Que Bernard Pagès ait qualifié lui-même telles sculptures d’acrobates, dont l’une fait partie depuis des années de la collection de la Banque européenne d’investissement, invite à la référence aux jeux de cirque, légitime au moins un rapprochement. Avec des exercices d’équilibre, d’adresse quand il s’agit du jongleur qui lance des objets en l’air, pour les rattraper les uns après les autres, voire du funambule qui marche sur un fil tendu avec pour seule aide son balancier. Ce que Bernard Pagès a définitivement en commun avec les trois, c’est que tous défient le vide. Dans une lancée, une échappée (c’est le titre de l’exposition à la galerie Ceysson & Bénétière, au Wandhaff) dans l’espace, et il faut une grande rigueur pour donner le change du jeu, une apparence ludique, à pareille bravade et sa menace de rupture.
Elles sont nombreuses dans les halles du Wandhaff, et toutes ces sculptures s’échelonnent sur cinquante années, pas moins, de 1968 à 2018. Et quitte à se répéter, c’est le seul endroit du pays où un tel déploiement soit possible, où l’œil puisse aller de l’une à l’autre ou les embrasser toutes quasiment ensemble, à sa guise. Autre particularité de la galerie, et elle est reproduite pour notre plaisir, pour une nouvelle leçon d’histoire de l’art, ce retour à des artistes (français) qui ont marqué la deuxième moitié du vingtième siècle, l’entourage notamment des Nouveaux Réalistes, de Supports/Surfaces ; Bernard Pagès a été influence par les uns, a accompagné les seconds, qu’il a quittés dès 1971 pour mener une vie d’artiste solitaire dans l’arrière-pays niçois.

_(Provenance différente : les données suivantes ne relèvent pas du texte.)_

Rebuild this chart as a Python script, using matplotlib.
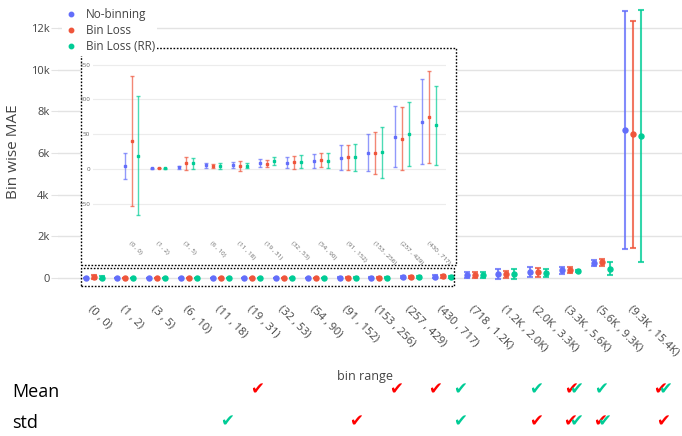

Bernard Pagès aime à travailler par séries. Dans l’ordre chronologique, au moins trois se trouvent en nombre au Wandhaff : les grillages, avec fagot ou tronc doré, disent de suite l’autre caractéristique de l’artiste, à côté de ce qui a déjà été relevé : la combinaison originale des matériaux les plus divers, leur étrange cohésion, personne plus que lui n’a mis en avant les matériaux inutilisables dans la sculpture traditionnelle. Son enfance agricole, dans le Quercy, y est peut-être pour quelque chose.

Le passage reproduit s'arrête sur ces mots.